Art erupts from the crassest of commerce in this rollicking memoir by a video-game studio chief. Polfeldt recounts his path from being a dreamy Swedish art-school grad to head of game developer Ubisoft’s Massive Entertainment subsidiary, maker of mega-seller The Division, in which special-ops fighters battle bad guys in a plague-ridden Manhattan. He paints the industry as Hollywood without the movie stars (his meeting with James Cameron to explore an Avatar-based game is a study in unspoken power-plays), but still full of temperamental creatives—software engineers, artists, scriptwriters—whose egos need massaging and executives who put profits ahead of quality. (“[E]veryone knows it's great, but no one wants to pay for it,” says one suit of a gorgeous but mediocre-selling war game.) Amid the money-grubbing and high-pressure coding crises Polfeldt recounts miracles of immersive visual art and epic storytelling his team managed to pull off (such as jumping in at the last minute to help finish an Assassin’s Creed game called Revelations).

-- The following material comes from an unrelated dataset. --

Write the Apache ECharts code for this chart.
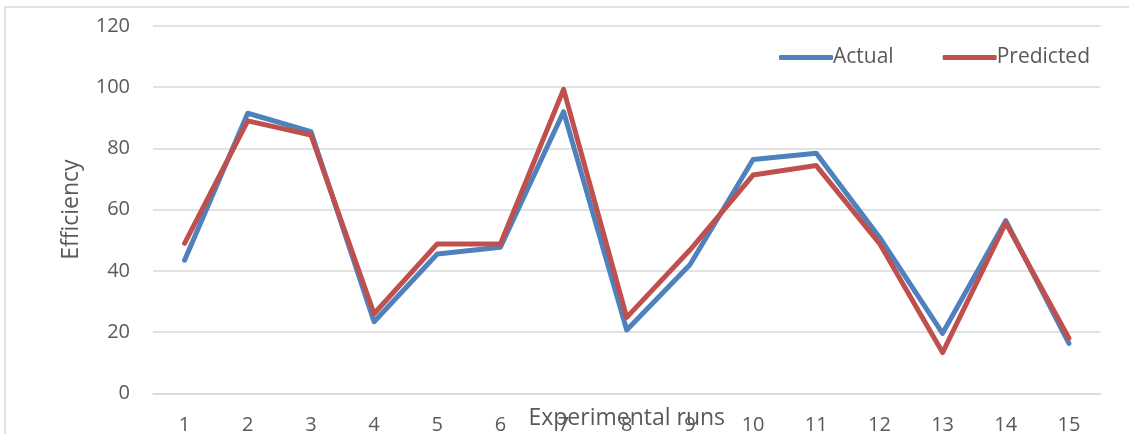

Polfeldt delivers insightful commentary on gaming tech, as well as piquant character sketches. (“He was a smoker, the kind who smokes with no guilt, as if to signal I am killing myself and I like it,” he writes of a “closer” sent to crack the whip on a project.) The result is an entertaining and nuanced look at the human side of digital media



Vernes Insights


All businesses will be organized like the movie/gaming industry. That’s why I love David Polfeldt’s easy-to-read book 
The Dream Architects which details the rise of Massive Entertainment, a division of Ubisoft, one of the most successful gaming firms in the world (Assassin’s Creed, Clancy’s The Division, and more). But first, go right to the end of the book and learn about a “secret” Italian approach to playing pool. Then read the last chapter of the book second. And if it were easy, this would be the perfect book to read backwards. One key lesson – an unbelievable focus on quality, to the nth degree, is how Massive won over James Cameron to build the Avatar game, coming soon!